Prompt:
Return precisely the span of lines from the top of the material below to the line containing "-2.8, -3.5, -6.0, -3.6, -3.0, -4.25, -2.4, -3.0, -4.0, -3.4]", both included. Pictures are excluded.

Supplied material:
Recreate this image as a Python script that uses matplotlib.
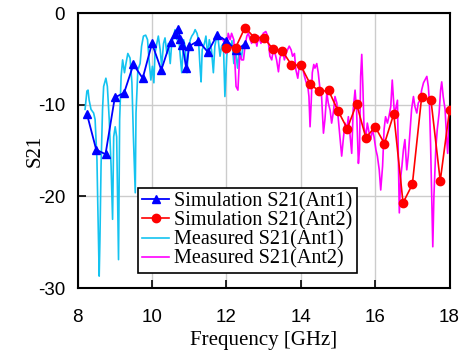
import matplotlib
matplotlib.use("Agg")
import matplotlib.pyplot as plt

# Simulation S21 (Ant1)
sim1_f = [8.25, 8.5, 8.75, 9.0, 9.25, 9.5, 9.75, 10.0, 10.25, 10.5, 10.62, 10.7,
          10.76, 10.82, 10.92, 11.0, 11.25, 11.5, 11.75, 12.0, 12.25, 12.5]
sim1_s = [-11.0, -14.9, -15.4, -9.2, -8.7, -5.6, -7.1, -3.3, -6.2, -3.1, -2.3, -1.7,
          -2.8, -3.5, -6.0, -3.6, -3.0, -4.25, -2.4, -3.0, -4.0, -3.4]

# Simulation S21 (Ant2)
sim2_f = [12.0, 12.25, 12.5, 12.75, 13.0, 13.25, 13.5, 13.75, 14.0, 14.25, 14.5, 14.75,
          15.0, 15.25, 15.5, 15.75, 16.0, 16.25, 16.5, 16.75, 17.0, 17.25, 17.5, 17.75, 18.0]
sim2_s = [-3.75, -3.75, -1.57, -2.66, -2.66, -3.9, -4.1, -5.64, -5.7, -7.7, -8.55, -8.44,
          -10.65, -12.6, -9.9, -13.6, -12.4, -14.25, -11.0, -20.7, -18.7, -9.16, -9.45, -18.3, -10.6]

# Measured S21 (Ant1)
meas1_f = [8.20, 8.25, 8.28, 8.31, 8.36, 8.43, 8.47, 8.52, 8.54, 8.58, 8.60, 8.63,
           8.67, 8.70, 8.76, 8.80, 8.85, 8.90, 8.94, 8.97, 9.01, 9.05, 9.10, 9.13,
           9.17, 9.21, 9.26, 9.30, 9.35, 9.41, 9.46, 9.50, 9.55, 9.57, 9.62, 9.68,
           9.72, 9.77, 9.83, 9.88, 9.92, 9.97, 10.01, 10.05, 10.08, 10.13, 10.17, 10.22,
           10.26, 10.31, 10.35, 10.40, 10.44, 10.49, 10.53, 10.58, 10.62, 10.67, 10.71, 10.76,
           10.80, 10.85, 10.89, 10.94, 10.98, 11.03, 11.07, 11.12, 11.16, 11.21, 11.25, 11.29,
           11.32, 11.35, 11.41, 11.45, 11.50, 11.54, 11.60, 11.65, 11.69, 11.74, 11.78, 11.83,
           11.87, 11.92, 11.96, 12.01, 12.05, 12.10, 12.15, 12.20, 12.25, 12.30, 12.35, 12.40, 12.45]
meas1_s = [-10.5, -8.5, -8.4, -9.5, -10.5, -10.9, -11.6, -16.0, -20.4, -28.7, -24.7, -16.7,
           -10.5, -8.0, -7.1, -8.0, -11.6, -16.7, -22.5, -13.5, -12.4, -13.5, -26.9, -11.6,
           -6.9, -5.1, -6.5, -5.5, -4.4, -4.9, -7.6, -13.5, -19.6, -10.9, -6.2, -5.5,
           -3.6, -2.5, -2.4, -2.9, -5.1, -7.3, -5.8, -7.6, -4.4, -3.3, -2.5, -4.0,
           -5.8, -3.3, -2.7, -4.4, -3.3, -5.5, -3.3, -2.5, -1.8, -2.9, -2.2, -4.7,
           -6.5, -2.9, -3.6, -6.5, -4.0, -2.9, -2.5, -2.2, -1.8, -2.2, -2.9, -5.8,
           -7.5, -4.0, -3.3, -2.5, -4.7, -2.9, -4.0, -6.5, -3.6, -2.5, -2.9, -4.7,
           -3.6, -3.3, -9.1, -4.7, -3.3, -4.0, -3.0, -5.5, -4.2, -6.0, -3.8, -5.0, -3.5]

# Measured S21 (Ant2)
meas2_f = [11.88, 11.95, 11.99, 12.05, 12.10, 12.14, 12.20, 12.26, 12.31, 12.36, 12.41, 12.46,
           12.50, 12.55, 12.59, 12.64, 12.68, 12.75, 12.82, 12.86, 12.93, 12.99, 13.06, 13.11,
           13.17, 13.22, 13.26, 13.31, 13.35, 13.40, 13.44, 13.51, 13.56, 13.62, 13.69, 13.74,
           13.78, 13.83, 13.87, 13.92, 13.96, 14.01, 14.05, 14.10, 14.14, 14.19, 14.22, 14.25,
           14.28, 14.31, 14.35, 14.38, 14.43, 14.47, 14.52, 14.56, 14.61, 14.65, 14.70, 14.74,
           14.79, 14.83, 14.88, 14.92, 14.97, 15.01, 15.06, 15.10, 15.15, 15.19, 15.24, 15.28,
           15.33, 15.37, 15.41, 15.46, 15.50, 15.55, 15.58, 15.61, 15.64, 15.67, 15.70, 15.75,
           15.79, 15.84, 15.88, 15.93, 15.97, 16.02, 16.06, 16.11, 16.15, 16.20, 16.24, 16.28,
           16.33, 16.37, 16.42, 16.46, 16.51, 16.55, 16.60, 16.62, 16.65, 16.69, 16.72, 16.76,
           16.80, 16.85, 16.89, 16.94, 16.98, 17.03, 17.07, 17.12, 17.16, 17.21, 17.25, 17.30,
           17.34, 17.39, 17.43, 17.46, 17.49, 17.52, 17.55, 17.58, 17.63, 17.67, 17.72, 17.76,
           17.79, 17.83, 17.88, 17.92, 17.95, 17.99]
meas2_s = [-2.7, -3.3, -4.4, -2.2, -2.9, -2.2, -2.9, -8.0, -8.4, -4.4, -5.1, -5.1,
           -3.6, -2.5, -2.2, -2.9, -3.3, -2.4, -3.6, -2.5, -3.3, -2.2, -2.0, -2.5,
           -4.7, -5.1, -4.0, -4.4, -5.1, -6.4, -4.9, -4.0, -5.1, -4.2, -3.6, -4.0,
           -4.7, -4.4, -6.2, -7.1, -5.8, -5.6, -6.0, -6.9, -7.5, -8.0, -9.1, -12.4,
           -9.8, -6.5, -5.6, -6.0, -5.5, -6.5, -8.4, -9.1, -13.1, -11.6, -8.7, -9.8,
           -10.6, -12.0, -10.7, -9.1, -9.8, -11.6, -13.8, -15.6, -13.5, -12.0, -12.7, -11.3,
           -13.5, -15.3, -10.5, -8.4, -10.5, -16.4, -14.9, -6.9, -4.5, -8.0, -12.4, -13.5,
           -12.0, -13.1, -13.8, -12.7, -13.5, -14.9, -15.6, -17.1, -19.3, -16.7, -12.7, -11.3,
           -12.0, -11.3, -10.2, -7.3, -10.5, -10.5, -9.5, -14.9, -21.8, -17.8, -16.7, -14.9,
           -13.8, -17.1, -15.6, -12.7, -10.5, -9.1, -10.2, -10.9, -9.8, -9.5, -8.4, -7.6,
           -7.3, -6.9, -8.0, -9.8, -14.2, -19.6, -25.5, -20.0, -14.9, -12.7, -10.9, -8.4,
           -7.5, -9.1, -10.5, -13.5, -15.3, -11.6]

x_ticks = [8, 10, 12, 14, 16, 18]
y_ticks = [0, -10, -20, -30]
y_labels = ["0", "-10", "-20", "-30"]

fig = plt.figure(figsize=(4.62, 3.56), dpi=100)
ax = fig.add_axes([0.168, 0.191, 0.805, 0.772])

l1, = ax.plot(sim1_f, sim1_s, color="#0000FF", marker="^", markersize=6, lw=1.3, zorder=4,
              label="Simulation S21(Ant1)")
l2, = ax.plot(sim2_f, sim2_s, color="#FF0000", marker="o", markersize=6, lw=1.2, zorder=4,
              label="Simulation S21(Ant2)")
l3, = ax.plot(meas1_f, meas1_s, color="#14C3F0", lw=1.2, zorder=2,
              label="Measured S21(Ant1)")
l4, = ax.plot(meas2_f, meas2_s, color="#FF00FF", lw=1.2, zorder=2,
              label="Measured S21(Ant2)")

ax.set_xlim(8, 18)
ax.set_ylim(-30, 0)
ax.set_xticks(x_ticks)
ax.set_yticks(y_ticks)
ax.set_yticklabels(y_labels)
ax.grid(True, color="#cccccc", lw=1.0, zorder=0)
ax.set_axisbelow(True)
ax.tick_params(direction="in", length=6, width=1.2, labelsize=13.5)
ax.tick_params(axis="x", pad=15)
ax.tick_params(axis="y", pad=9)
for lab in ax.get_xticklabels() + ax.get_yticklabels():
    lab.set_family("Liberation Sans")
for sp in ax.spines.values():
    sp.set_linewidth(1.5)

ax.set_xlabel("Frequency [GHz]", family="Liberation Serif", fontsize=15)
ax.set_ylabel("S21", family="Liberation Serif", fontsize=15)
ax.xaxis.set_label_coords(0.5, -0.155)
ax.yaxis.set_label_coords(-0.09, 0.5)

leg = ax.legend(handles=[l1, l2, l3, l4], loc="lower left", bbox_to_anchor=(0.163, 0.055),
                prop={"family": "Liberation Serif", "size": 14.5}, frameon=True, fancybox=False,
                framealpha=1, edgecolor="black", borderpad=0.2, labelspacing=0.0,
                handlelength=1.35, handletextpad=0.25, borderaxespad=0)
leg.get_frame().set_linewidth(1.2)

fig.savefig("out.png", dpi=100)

Exercise output:
Recreate this image as a Python script that uses matplotlib.
import matplotlib
matplotlib.use("Agg")
import matplotlib.pyplot as plt

# Simulation S21 (Ant1)
sim1_f = [8.25, 8.5, 8.75, 9.0, 9.25, 9.5, 9.75, 10.0, 10.25, 10.5, 10.62, 10.7,
          10.76, 10.82, 10.92, 11.0, 11.25, 11.5, 11.75, 12.0, 12.25, 12.5]
sim1_s = [-11.0, -14.9, -15.4, -9.2, -8.7, -5.6, -7.1, -3.3, -6.2, -3.1, -2.3, -1.7,
          -2.8, -3.5, -6.0, -3.6, -3.0, -4.25, -2.4, -3.0, -4.0, -3.4]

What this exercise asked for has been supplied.